# [Written exercise]
From the line containing "Write a LaTeX" to the end of the data, retype every line exactly and nothing else. Drop the pictures.

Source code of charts
## Begin

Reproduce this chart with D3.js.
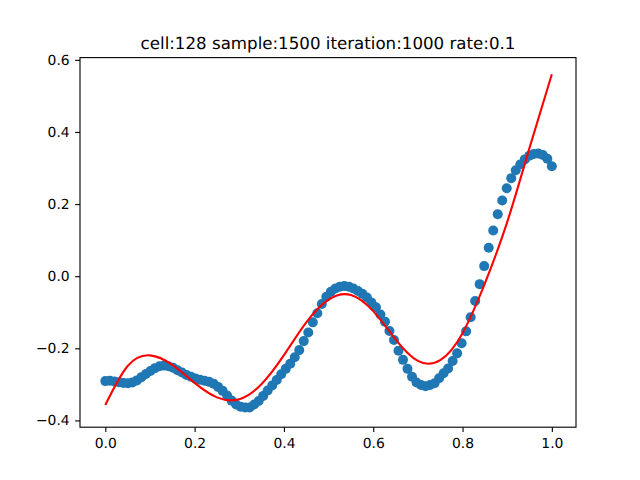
<!DOCTYPE html>
<html>
<head>
<meta charset="utf-8">
<script src="https://cdn.jsdelivr.net/npm/d3@7"></script>
<style>
  html, body { margin: 0; padding: 0; background: #fff; }
  svg { display: block; }
  text { font-family: "DejaVu Sans", sans-serif; fill: #000; text-rendering: geometricPrecision; }
</style>
</head>
<body>
<svg id="chart"></svg>
<script>
const WIDTH = 640
const HEIGHT = 480

const TITLE = "cell:128 sample:1500 iteration:1000 rate:0.1"

const xTicks = [0, 0.2, 0.4, 0.6, 0.8, 1.0]
const yTicks = [-0.4, -0.2, 0, 0.2, 0.4, 0.6]

// scatter, evenly spaced 100 samples between 0 and 1
const pointCount = 100
const pointValues = [
  -0.291, -0.290, -0.292, -0.294, -0.296, -0.297, -0.295, -0.289, -0.280, -0.271,
  -0.263, -0.255, -0.250, -0.248, -0.250, -0.254, -0.261, -0.267, -0.274, -0.279,
  -0.284, -0.287, -0.290, -0.293, -0.298, -0.307, -0.318, -0.331, -0.345, -0.356,
  -0.362, -0.364, -0.364, -0.356, -0.346, -0.332, -0.317, -0.303, -0.288, -0.272,
  -0.257, -0.243, -0.225, -0.205, -0.180, -0.156, -0.128, -0.103, -0.077, -0.057,
  -0.043, -0.034, -0.029, -0.027, -0.029, -0.034, -0.041, -0.049, -0.059, -0.073,
  -0.086, -0.106, -0.126, -0.152, -0.177, -0.207, -0.232, -0.257, -0.279, -0.295,
  -0.302, -0.305, -0.302, -0.297, -0.283, -0.269, -0.256, -0.235, -0.214, -0.186,
  -0.153, -0.114, -0.069, -0.022, 0.028, 0.079, 0.127, 0.172, 0.210, 0.244,
  0.272, 0.294, 0.310, 0.324, 0.334, 0.339, 0.340, 0.336, 0.326, 0.305
]

// red fitted line, read every 0.05 on x
const lineX = [
  0, 0.05, 0.1, 0.15, 0.2, 0.25, 0.3, 0.35, 0.4, 0.45, 0.5,
  0.55, 0.6, 0.65, 0.7, 0.75, 0.8, 0.85, 0.9, 0.95, 1
]
const lineY = [
  -0.357, -0.249, -0.2195, -0.246, -0.296, -0.336, -0.341, -0.299, -0.219, -0.128, -0.065,
  -0.052, -0.097, -0.175, -0.235, -0.233, -0.158, -0.020, 0.150, 0.356, 0.560
]

drawChart()

function drawChart() {
  let svg = d3.select("#chart")
    .attr("width", WIDTH)
    .attr("height", HEIGHT)

  let x = d3.scaleLinear()
    .domain([-0.0567, 1.0541])
    .range([80, 576])

  let y = d3.scaleLinear()
    .domain([-0.4188, 0.6063])
    .range([427.2, 57.6])

  let points = pointValues.map((v, i) => [i / (pointCount - 1), v])

  svg.append("g")
    .selectAll("circle")
    .data(points)
    .enter()
    .append("circle")
    .attr("cx", d => x(d[0]))
    .attr("cy", d => y(d[1]))
    .attr("r", 5)
    .attr("fill", "#1f77b4")

  let line = d3.line()
    .x(d => x(d[0]))
    .y(d => y(d[1]))
    .curve(d3.curveNatural)

  svg.append("path")
    .datum(lineX.map((v, i) => [v, lineY[i]]))
    .attr("d", line)
    .attr("fill", "none")
    .attr("stroke", "red")
    .attr("stroke-width", 2.08)

  let xAxis = d3.axisBottom(x)
    .tickValues(xTicks)
    .tickFormat(d3.format(".1f"))
    .tickSize(4.86)
    .tickPadding(5.8)

  let yAxis = d3.axisLeft(y)
    .tickValues(yTicks)
    .tickFormat(d3.format(".1f"))
    .tickSize(4.86)
    .tickPadding(5.5)

  let xGroup = svg.append("g")
    .attr("transform", "translate(0, 427.2)")
    .call(xAxis)

  let yGroup = svg.append("g")
    .attr("transform", "translate(80, 0)")
    .call(yAxis)

  for (let g of [xGroup, yGroup]) {
    g.select(".domain").remove()
    g.selectAll("line").attr("stroke", "#000").attr("stroke-width", 1.11)
    g.selectAll("text").attr("font-size", 13.89).attr("font-family", "DejaVu Sans")
  }

  // frame
  svg.append("rect")
    .attr("x", 80)
    .attr("y", 57.6)
    .attr("width", 496)
    .attr("height", 369.6)
    .attr("fill", "none")
    .attr("stroke", "#000")
    .attr("stroke-width", 1.11)

  svg.append("text")
    .attr("x", 328)
    .attr("y", 49.3)
    .attr("text-anchor", "middle")
    .attr("font-size", 16.67)
    .text(TITLE)
}
</script>
</body>
</html>
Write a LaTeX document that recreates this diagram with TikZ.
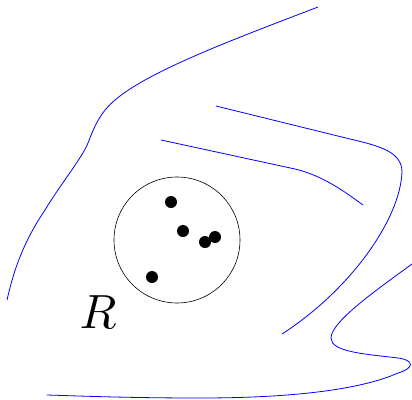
\documentclass[tikz,border=0pt]{standalone}
\begin{document}
\begin{tikzpicture}[x=1pt,y=-1pt,
  bound/.style={draw=blue,line width=0.8pt},
  pt/.style={fill=black,draw=none}]
\useasboundingbox (0,0) rectangle (412,399);
\draw[bound] (318,7) .. controls (240,37) and (150,70) .. (115,100)
  .. controls (100,113) and (95,125) .. (88,143)
  .. controls (82,158) and (60,185) .. (45,210)
  .. controls (25,240) and (15,265) .. (7,300);
\draw[bound] (216,106) -- (350,139) .. controls (380,146) and (402,152) .. (402,172)
  .. controls (400,220) and (350,290) .. (282,334);
\draw[bound] (161,140) -- (295,169) .. controls (320,175) and (340,188) .. (363,205);
\draw[bound] (412,264) .. controls (375,291) and (331,322) .. (331,338)
  .. controls (331,352) and (365,354) .. (398,358)
  .. controls (414,360) and (415,368) .. (398,373)
  .. controls (360,390) and (290,398) .. (200,398)
  .. controls (130,398) and (80,396) .. (47,395);
\node[draw=black,line width=0.6pt,circle,minimum size=126pt,inner sep=0pt] (disk) at (177,240) {};
\fill[pt] (171,202) circle (6);
\fill[pt] (183,231) circle (6);
\fill[pt] (205,242) circle (6);
\fill[pt] (215,237) circle (6);
\fill[pt] (152,277) circle (6);
\node[scale=4.8] (R) at (98,312) {$R$};
\end{tikzpicture}
\end{document}
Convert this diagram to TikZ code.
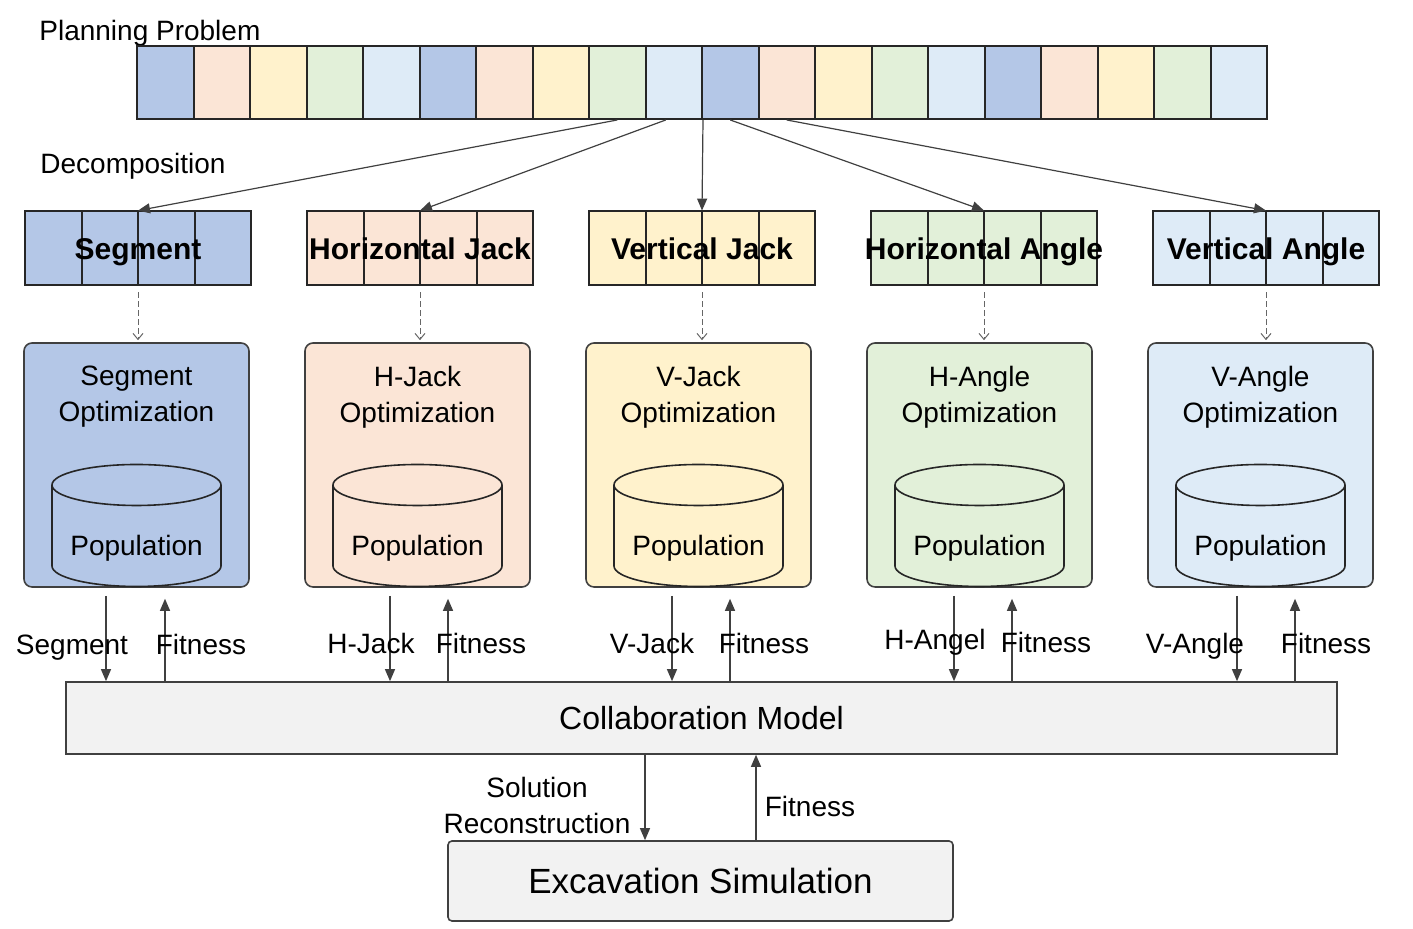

## End

# [Full solution]
Write a LaTeX document that recreates this diagram with TikZ.
\documentclass[tikz,border=0pt]{standalone}
\begin{document}
\begin{tikzpicture}[x=1pt,y=-1pt,
  bound/.style={draw=blue,line width=0.8pt},
  pt/.style={fill=black,draw=none}]
\useasboundingbox (0,0) rectangle (412,399);
\draw[bound] (318,7) .. controls (240,37) and (150,70) .. (115,100)
  .. controls (100,113) and (95,125) .. (88,143)
  .. controls (82,158) and (60,185) .. (45,210)
  .. controls (25,240) and (15,265) .. (7,300);
\draw[bound] (216,106) -- (350,139) .. controls (380,146) and (402,152) .. (402,172)
  .. controls (400,220) and (350,290) .. (282,334);
\draw[bound] (161,140) -- (295,169) .. controls (320,175) and (340,188) .. (363,205);
\draw[bound] (412,264) .. controls (375,291) and (331,322) .. (331,338)
  .. controls (331,352) and (365,354) .. (398,358)
  .. controls (414,360) and (415,368) .. (398,373)
  .. controls (360,390) and (290,398) .. (200,398)
  .. controls (130,398) and (80,396) .. (47,395);
\node[draw=black,line width=0.6pt,circle,minimum size=126pt,inner sep=0pt] (disk) at (177,240) {};
\fill[pt] (171,202) circle (6);
\fill[pt] (183,231) circle (6);
\fill[pt] (205,242) circle (6);
\fill[pt] (215,237) circle (6);
\fill[pt] (152,277) circle (6);
\node[scale=4.8] (R) at (98,312) {$R$};
\end{tikzpicture}
\end{document}
Convert this diagram to TikZ code.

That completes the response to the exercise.